At the moment we have two TV stations in Victoria, CHEK and CTV Vancouver Island.   Neither station is doing much at all to promote themselves or be innovative in any way.   All they do is run a couple of newscasts each day.    Meanwhile they have studio space that is underused.  I know that broadcast television is in trouble, so why no try something different?

Why are they not doing anything?   As one recently retired broadcaster put it, they are each waiting for the one to go under and be the only fish in the pond that is drying up.

Globally we have more and more TV channels all of them looking for content.   There is a demand out there for professionally done television programming.   At the same we have serious government tax credits for TV productions and various film and television funds to pay for the programs.    The biggest barrier to most TV production is all the equipment needed to make the program - the cameras. the studio and the editing equipment.   Both CHEK and CTV VI have all this infrastructure so they are well ahead of all the other TV production companies.

CTV VI suffers from being the local office of a large corporation that does not need the competition from all the local studios, but on the other hand the local studios are underused assets.   CTV does own 22 local stations which means a large number of studios with equipment that is not being used for more than a few hours of the day.   I think they are not using the facilities to the degree they could be, but I am also certain given the nature of the conservative nature of the Canadian business community is likely not realistic to expect anything innovative from them.

CHEK has the chance to do something a bit different because it is independent.   CHEK does produce a couple of their own programs such as Flavours of the West Coast, YUM TV!, and the latest program Aboriginal Adventures.  But these are only a small number of what could be a lot more.

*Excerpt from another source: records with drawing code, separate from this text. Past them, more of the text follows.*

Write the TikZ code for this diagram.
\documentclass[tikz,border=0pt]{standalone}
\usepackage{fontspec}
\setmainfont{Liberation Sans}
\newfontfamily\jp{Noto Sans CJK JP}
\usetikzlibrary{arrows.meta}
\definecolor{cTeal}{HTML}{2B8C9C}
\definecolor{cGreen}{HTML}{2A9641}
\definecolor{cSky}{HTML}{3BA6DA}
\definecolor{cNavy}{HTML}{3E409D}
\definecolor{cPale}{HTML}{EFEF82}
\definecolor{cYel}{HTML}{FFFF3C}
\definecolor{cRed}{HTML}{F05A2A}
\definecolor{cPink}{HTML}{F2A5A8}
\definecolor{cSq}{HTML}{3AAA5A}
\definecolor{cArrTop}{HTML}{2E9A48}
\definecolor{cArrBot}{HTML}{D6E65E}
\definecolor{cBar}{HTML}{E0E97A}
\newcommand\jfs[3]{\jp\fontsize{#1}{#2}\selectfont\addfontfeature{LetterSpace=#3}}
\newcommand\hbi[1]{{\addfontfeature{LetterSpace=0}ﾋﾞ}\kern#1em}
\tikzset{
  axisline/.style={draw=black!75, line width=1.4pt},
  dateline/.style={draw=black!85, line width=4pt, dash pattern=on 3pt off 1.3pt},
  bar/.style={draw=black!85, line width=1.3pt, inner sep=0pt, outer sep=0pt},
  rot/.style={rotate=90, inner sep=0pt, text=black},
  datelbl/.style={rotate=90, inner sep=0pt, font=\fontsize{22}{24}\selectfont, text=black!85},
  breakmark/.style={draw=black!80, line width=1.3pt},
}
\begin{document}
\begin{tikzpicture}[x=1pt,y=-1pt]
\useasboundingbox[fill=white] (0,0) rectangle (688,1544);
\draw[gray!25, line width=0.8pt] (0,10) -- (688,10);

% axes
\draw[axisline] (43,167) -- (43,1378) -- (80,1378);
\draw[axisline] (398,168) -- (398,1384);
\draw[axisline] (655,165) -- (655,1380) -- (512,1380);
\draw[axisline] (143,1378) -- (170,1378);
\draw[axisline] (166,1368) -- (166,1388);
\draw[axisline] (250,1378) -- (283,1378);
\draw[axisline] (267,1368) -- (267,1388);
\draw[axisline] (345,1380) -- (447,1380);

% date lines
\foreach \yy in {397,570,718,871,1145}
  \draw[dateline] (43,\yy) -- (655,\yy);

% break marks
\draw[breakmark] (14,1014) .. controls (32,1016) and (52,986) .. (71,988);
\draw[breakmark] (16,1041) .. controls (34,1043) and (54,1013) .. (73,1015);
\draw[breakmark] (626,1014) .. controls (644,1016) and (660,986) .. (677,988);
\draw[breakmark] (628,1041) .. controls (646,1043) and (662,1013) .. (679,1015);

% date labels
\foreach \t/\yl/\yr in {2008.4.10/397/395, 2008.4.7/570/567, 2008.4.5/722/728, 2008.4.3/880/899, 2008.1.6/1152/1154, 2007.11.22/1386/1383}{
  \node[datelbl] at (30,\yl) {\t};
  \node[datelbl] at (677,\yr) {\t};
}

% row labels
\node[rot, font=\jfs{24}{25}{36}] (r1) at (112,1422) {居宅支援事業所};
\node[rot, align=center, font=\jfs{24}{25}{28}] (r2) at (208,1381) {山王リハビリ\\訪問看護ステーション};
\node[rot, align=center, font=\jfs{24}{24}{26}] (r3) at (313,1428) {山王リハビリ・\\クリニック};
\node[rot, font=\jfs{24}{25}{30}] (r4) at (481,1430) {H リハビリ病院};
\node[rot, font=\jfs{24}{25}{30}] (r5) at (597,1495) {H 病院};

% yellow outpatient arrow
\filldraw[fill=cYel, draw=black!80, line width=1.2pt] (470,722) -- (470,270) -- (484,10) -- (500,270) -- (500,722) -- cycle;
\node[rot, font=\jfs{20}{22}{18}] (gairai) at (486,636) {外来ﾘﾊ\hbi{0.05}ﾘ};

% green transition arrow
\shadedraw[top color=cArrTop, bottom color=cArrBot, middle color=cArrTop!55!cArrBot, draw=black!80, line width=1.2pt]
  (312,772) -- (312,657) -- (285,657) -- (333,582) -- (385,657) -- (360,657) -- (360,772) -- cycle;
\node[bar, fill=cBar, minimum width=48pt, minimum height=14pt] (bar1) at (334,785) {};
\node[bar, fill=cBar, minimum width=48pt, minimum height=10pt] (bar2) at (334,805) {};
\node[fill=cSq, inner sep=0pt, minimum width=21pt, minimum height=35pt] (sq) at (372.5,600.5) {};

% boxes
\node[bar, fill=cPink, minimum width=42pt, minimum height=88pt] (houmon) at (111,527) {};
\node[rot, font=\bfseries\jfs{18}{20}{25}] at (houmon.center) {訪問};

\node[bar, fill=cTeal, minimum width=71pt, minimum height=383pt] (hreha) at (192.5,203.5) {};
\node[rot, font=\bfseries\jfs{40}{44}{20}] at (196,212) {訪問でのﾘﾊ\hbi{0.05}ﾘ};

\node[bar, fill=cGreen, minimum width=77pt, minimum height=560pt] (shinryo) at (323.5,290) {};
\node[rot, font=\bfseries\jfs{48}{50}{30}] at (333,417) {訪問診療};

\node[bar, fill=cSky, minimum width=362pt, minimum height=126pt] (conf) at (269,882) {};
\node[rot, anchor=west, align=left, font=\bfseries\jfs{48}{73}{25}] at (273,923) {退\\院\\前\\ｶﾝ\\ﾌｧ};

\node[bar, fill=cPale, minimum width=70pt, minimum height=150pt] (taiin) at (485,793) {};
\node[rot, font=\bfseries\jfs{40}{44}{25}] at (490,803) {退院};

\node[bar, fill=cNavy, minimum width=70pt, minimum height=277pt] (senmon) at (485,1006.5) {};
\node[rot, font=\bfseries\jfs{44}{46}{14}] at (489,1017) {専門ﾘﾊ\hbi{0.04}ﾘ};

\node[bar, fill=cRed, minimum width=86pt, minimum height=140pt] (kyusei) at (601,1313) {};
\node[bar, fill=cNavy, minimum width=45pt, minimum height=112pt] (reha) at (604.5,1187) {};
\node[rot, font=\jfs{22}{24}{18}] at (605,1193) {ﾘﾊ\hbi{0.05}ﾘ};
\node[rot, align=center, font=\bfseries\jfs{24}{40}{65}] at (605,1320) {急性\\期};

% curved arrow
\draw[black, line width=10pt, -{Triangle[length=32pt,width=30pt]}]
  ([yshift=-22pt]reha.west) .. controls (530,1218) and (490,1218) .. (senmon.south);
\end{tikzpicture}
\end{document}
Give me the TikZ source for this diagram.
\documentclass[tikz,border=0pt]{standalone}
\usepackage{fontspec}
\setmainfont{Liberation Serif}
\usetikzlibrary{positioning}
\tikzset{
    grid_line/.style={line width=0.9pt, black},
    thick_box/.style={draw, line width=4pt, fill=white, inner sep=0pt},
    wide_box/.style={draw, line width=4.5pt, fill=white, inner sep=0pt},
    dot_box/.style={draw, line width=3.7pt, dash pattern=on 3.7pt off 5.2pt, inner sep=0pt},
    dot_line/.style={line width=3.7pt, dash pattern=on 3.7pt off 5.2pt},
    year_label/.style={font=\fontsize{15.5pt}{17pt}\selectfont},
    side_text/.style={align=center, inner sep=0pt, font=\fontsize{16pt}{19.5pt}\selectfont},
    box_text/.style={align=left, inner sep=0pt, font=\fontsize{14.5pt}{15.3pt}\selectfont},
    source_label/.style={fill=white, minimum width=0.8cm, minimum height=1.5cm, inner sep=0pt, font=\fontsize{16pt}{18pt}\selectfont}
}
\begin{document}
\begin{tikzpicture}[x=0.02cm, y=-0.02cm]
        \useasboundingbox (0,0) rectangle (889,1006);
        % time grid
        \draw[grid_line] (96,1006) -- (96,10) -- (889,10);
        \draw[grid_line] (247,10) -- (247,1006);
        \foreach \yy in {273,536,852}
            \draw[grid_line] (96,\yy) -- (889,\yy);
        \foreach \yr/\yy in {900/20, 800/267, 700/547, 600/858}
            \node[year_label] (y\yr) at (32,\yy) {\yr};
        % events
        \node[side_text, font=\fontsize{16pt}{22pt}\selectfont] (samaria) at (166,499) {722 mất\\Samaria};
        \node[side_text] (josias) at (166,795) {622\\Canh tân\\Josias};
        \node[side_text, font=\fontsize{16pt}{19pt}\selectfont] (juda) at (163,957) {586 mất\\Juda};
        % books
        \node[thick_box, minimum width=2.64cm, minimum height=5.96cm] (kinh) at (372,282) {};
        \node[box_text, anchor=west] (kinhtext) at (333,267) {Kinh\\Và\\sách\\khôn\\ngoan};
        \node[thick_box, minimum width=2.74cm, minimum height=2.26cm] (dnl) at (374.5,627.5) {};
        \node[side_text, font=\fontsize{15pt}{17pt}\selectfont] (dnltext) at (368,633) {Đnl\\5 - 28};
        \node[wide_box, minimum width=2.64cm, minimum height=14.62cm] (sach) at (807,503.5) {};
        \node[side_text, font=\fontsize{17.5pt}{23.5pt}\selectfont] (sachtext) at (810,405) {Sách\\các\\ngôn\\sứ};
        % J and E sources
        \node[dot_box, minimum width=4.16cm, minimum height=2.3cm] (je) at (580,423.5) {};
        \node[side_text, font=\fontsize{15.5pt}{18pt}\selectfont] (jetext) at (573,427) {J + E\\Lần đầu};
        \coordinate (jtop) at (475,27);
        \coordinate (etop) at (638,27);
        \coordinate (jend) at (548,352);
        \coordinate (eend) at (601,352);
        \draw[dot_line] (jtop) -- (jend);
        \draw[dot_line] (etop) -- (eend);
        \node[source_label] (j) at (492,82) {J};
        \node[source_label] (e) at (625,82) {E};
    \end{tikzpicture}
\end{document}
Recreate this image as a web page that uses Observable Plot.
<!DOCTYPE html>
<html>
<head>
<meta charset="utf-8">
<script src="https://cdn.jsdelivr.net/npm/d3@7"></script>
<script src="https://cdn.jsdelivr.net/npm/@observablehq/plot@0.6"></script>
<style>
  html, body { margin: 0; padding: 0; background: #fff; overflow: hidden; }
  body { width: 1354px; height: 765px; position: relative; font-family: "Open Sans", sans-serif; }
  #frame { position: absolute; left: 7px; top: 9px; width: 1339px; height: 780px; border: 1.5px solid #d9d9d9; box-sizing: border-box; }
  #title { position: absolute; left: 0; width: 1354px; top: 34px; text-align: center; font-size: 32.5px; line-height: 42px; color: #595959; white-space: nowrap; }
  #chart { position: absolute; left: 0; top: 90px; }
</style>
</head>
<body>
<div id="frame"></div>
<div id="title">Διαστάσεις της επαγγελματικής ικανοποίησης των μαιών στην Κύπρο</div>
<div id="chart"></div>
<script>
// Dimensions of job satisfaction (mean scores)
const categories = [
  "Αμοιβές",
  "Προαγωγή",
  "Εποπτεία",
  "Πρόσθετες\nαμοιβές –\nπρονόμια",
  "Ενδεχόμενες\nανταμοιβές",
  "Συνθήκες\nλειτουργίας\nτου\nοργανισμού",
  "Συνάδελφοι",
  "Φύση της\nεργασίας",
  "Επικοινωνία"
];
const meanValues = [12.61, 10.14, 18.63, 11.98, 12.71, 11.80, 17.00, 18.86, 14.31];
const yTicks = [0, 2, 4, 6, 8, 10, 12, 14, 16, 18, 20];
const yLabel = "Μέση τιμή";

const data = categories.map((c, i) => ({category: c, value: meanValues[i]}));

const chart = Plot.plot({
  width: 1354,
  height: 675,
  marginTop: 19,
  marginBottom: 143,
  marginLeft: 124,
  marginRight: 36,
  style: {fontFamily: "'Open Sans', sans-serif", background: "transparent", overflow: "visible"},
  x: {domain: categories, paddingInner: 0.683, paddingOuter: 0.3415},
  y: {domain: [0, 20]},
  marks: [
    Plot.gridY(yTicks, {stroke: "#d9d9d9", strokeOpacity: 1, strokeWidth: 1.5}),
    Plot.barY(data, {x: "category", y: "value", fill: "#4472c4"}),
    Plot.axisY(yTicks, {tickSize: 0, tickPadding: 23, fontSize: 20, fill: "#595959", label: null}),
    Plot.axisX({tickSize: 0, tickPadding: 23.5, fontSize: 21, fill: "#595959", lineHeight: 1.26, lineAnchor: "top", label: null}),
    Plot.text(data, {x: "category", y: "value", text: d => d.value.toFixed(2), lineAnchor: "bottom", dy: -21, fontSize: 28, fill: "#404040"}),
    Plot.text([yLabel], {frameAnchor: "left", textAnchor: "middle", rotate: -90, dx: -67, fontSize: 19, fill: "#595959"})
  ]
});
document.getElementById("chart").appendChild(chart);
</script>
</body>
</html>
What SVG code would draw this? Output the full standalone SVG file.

So what could be else could be done?   Ideally programming that would be of interest to specialty channels.   A good example of what could done is Gold Trails and Ghost Towns that was produced by CHBC in Kelowna.   A total of 130 episodes were made.

Here are some ideas:

  • A program about sailing
  • Something done with the Navy to focus on life on board a ship
  • At Royal Roads the business program each year has teams that need to come up with a business idea for very little money and develop it in one month
  • Take Wes Borg and make a comedy program with him
  • Have an improv competition

Whatever ideas have to fit with the facilities the station has and within the confines of the funding sources and the tax breaks, but if you start with that there many possible ideas out there.   If the TV stations do not think outside the box and maximize the use of the existing assets, the TV stations are not likely to survive another decade.